The release of the National Climate Change Risk Assessment shows that the progress this Government has made to solve the climate crisis is essential to creating cleaner and safer communities across New Zealand.

"Because of this report, we can see clearer than ever that the action our Government is taking to reduce emissions is essential for making sure we pass on a safer planet to our children and grandchildren,” James Shaw said.

The Risk Assessment outlines for the first time the significant environmental, social and economic risks New Zealand faces as a consequence of climate change.

“Many of the risks we face can be traced back to the failure of previous governments to take any meaningful action to cut our emissions. However, whilst most New Zealanders already know that climate change is a problem, what we haven’t had until now is complete picture of exactly what the consequences of this previous inaction are,” James Shaw said.

The Risk Assessment is based on a high emissions, business-as-usual future, resulting in a projected 67cm sea level rise and 3 degrees Celsius temperature increase by 2090.

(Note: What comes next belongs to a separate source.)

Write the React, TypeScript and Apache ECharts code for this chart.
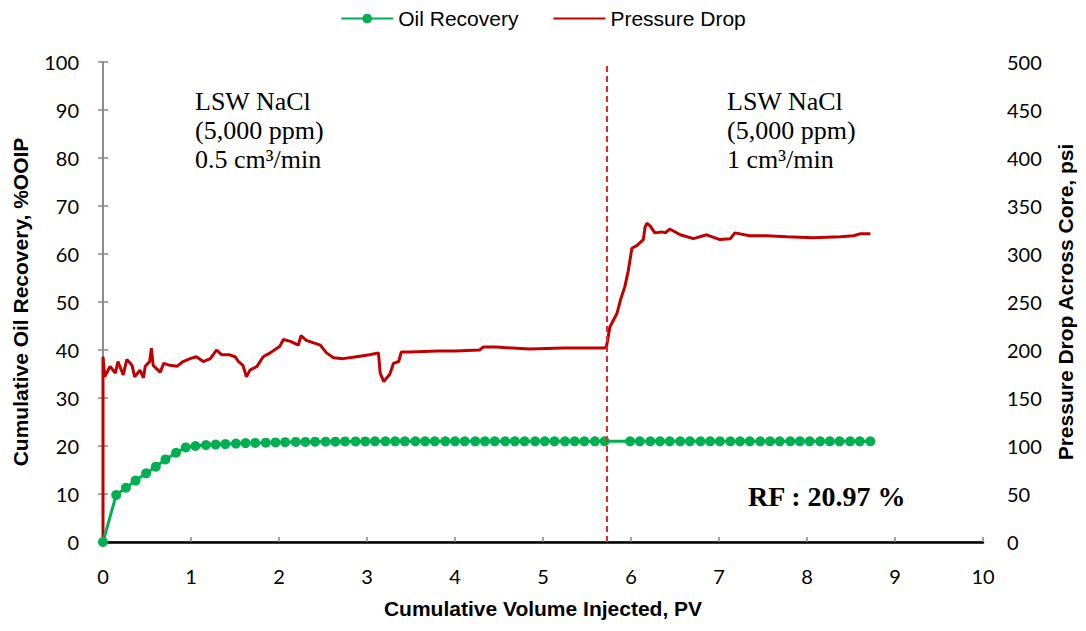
import React, { useEffect, useRef } from "react";
import * as echarts from "echarts";

const xTicks = [0, 1, 2, 3, 4, 5, 6, 7, 8, 9, 10];

const orX = [0, 0.15, 0.26, 0.37, 0.49, 0.60, 0.71, 0.83, 0.94, 1.05, 1.17, 1.28, 1.39, 1.51, 1.62, 1.73, 1.85, 1.96, 2.07, 2.19, 2.30, 2.41, 2.53, 2.64, 2.75, 2.87, 2.98, 3.09, 3.21, 3.32, 3.43, 3.55, 3.66, 3.77, 3.89, 4.00, 4.11, 4.23, 4.34, 4.45, 4.57, 4.68, 4.79, 4.91, 5.02, 5.13, 5.25, 5.36, 5.47, 5.59, 5.70, 5.99, 6.10, 6.22, 6.33, 6.44, 6.56, 6.67, 6.79, 6.90, 7.01, 7.13, 7.24, 7.35, 7.47, 7.58, 7.69, 7.81, 7.92, 8.03, 8.15, 8.26, 8.37, 8.49, 8.60, 8.72];
const orY = [0, 9.8, 11.3, 12.8, 14.3, 15.7, 17.2, 18.6, 19.7, 20.0, 20.2, 20.3, 20.4, 20.5, 20.6, 20.65, 20.7, 20.75, 20.8, 20.85, 20.85, 20.9, 20.9, 20.9, 20.95, 20.95, 20.95, 20.97, 20.97, 20.97, 20.97, 20.97, 20.97, 20.97, 20.97, 20.97, 20.97, 20.97, 20.97, 20.97, 20.97, 20.97, 20.97, 20.97, 20.97, 20.97, 20.97, 20.97, 20.97, 20.97, 20.97, 20.97, 20.97, 20.97, 20.97, 20.97, 20.97, 20.97, 20.97, 20.97, 20.97, 20.97, 20.97, 20.97, 20.97, 20.97, 20.97, 20.97, 20.97, 20.97, 20.97, 20.97, 20.97, 20.97, 20.97, 20.97];

const pdX = [0, 0, 0.02, 0.08, 0.14, 0.17, 0.23, 0.27, 0.33, 0.36, 0.42, 0.46, 0.48, 0.53, 0.55, 0.57, 0.65, 0.69, 0.76, 0.84, 0.91, 0.99, 1.06, 1.14, 1.22, 1.29, 1.35, 1.44, 1.50, 1.54, 1.59, 1.63, 1.67, 1.75, 1.82, 1.90, 2.01, 2.05, 2.13, 2.22, 2.25, 2.31, 2.47, 2.54, 2.62, 2.73, 2.88, 3.03, 3.13, 3.15, 3.19, 3.26, 3.30, 3.36, 3.39, 3.49, 3.80, 4.00, 4.28, 4.32, 4.47, 4.85, 5.23, 5.69, 5.72, 5.76, 5.84, 5.88, 5.93, 5.97, 6.01, 6.07, 6.14, 6.16, 6.18, 6.22, 6.27, 6.35, 6.39, 6.44, 6.56, 6.71, 6.86, 7.01, 7.13, 7.18, 7.35, 7.54, 7.77, 8.07, 8.38, 8.53, 8.60, 8.72];
const pdY = [0, 193, 172, 183, 176, 188, 174, 190, 184, 172, 179, 171, 183, 188, 202, 184, 177, 186, 184, 183, 188, 191, 193, 188, 191, 200, 195, 195, 193, 188, 184, 172, 179, 183, 193, 197, 204, 211, 209, 205, 215, 210, 205, 197, 192, 191, 193, 195, 197, 176, 167, 175, 186, 188, 198, 198, 199, 199, 200, 203, 203, 201, 202, 202, 203, 224, 238, 252, 266, 283, 306, 309, 315, 328, 332, 329, 322, 323, 322, 326, 320, 316, 320, 315, 316, 322, 319, 319, 318, 317, 318, 319, 321, 321];

const switchPV = 5.72;
const leftNote = ["LSW NaCl", "(5,000 ppm)", "0.5 cm³/min"];
const rightNote = ["LSW NaCl", "(5,000 ppm)", "1 cm³/min"];
const rfText = "RF : 20.97 %";

export default function App() {
  const ref = useRef<HTMLDivElement>(null);
  useEffect(() => {
    if (!ref.current) return;
    const chart = echarts.init(ref.current, null, { renderer: "svg" });
    const tickFont = { fontFamily: "Lato", fontSize: 20, color: "#000" };
    const nameFont = { fontFamily: "Liberation Sans", fontSize: 21, fontWeight: "bold" as const, color: "#000" };
    const axisLine = { show: true, lineStyle: { color: "#868686", width: 1.5 } };
    const axisTick = { show: true, inside: true, length: 5, lineStyle: { color: "#868686", width: 1.5 } };
    const noteText = (lines: string[], x: number) =>
      lines.map((t, i) => ({
        type: "text",
        left: x,
        top: 88 + i * 29,
        style: { text: t, font: '26px "Liberation Serif"', fill: "#000" },
      }));
    chart.setOption({
      animation: false,
      backgroundColor: "#fff",
      grid: { left: 103, right: 103, top: 62, bottom: 89, outerBoundsMode: "none", containLabel: false },
      legend: {
        top: 3,
        left: "center",
        itemWidth: 52,
        itemHeight: 12,
        itemGap: 34,
        textStyle: { fontFamily: "Liberation Sans", fontSize: 21, color: "#000" },
        data: [
          { name: "Oil Recovery" },
          { name: "Pressure Drop", itemStyle: { opacity: 0 } },
        ],
      },
      xAxis: [
        {
          type: "value",
          min: xTicks[0],
          max: xTicks[xTicks.length - 1],
          interval: 1,
          axisLine,
          axisTick,
          splitLine: { show: false },
          axisLabel: { ...tickFont, margin: 24 },
          name: "Cumulative Volume Injected, PV",
          nameLocation: "middle",
          nameGap: 56,
          nameTextStyle: nameFont,
        },
        {
          type: "value",
          position: "top",
          min: 0,
          max: 10,
          axisLine: { show: true, lineStyle: { color: "#000", width: 2.5 } },
          axisTick: { show: false },
          axisLabel: { show: false },
          splitLine: { show: false },
        },
      ],
      yAxis: [
        {
          type: "value",
          min: 0,
          max: 100,
          interval: 10,
          axisLine,
          axisTick,
          splitLine: { show: false },
          axisLabel: { ...tickFont, margin: 24 },
          name: "Cumulative Oil Recovery, %OOIP",
          nameLocation: "middle",
          nameGap: 72,
          nameTextStyle: nameFont,
        },
        {
          type: "value",
          position: "right",
          min: 0,
          max: 500,
          interval: 50,
          axisLine,
          axisTick,
          splitLine: { show: false },
          axisLabel: { ...tickFont, margin: 24 },
          name: "Pressure Drop Across Core, psi",
          nameLocation: "middle",
          nameGap: 72,
          nameRotate: 90,
          nameTextStyle: nameFont,
        },
      ],
      graphic: [
        ...noteText(leftNote, 195),
        ...noteText(rightNote, 727),
        {
          type: "text",
          left: 748,
          top: 482,
          style: { text: rfText, font: 'bold 28px "Liberation Serif"', fill: "#000" },
        },
      ],
      series: [
        {
          name: "Pressure Drop",
          type: "line",
          yAxisIndex: 1,
          data: pdX.map((x, i) => [x, pdY[i]]),
          showSymbol: false,
          symbol: "none",
          lineStyle: { color: "#C00000", width: 3 },
          itemStyle: { color: "#C00000" },
          z: 3,
          markLine: {
            silent: true,
            symbol: "none",
            label: { show: false },
            lineStyle: { color: "#E02B2B", type: [6, 4], width: 2 },
            data: [{ xAxis: switchPV }],
          },
        },
        {
          name: "Oil Recovery",
          type: "line",
          yAxisIndex: 0,
          data: orX.map((x, i) => [x, orY[i]]),
          symbol: "circle",
          symbolSize: 10,
          lineStyle: { color: "#00B050", width: 3 },
          itemStyle: { color: "#00B050" },
          z: 4,
        },
      ],
    });
    return () => chart.dispose();
  }, []);
  return (
    <div
      ref={ref}
      style={{ position: "fixed", left: 0, top: 0, width: 1086, height: 631, background: "#fff" }}
    />
  );
}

“Communities across New Zealand are already experiencing the effects of a changing climate, however that does not mean our goal of preserving a safe climate for the future is not within reach. Because it is. That’s why this Government has spent the last three years putting in place some of the world’s most ambitious climate change policies.

“Whether it’s passing zero carbon legislation, fixing the Emissions Trading Scheme, or supporting public institutions to switch to clean energy, we have been working to avoid worst impacts of climate change since the moment this Government formed. We know the window of opportunity is small and the task is large, but we have shown again and again that we are equal to the challenge ahead,” James Shaw said.

The risk assessment will now be used to develop a national adaptation plan over the next two years.

“Cutting our emissions is obviously a huge part of what we need to do to create clean, safe and healthy communities for ourselves, our loved ones and future generations. However, the climate is already changing and there will be some effects that we cannot avoid. So, in addition to driving the transition to a zero carbon New Zealand, this Government is also working to ensure our communities are made much more resilient to the unavoidable effects of global climate change,” James Shaw said.

About the Risk Assessment

The National Climate Change Risk Assessment identifies 43 risks that could have a major or extreme consequence to New Zealand.

Of these, there are 10 risks the reports says require urgent action in the next six years.

The 10 most significant risks identified are:

  • To coastal ecosystems due to sea level rise and extreme weather events
  • To indigenous ecosystems and species from the enhanced spread of invasive species
  • To social cohesion and community wellbeing from displacement
  • Of exacerbating existing social inequities and creating new ones due to unequal distribution of climate change impacts
  • To governments from economic costs associated with lost productivity, disaster relief expenditure and unfunded contingent liabilities.
  • To the financial system from instability due to extreme weather events and ongoing, gradual changes.
  • To portable water supplies, both availability and quality, due to changes in rainfall, temperatures, drought, extreme weather events and ongoing sea level rise.
  • To buildings due to extreme weather events, drought, increased fire weather and ongoing sea level rise.
  • Of maladaptation due to the application of practices, process and tools that do not account for uncertainty and change over long timeframes.
  • That climate change impacts will be exacerbated because current institutional arrangements are not fit for climate change adaptation.

The Government is required to respond with a National Adaptation Plan within two years of the publication of each climate change risk assessment.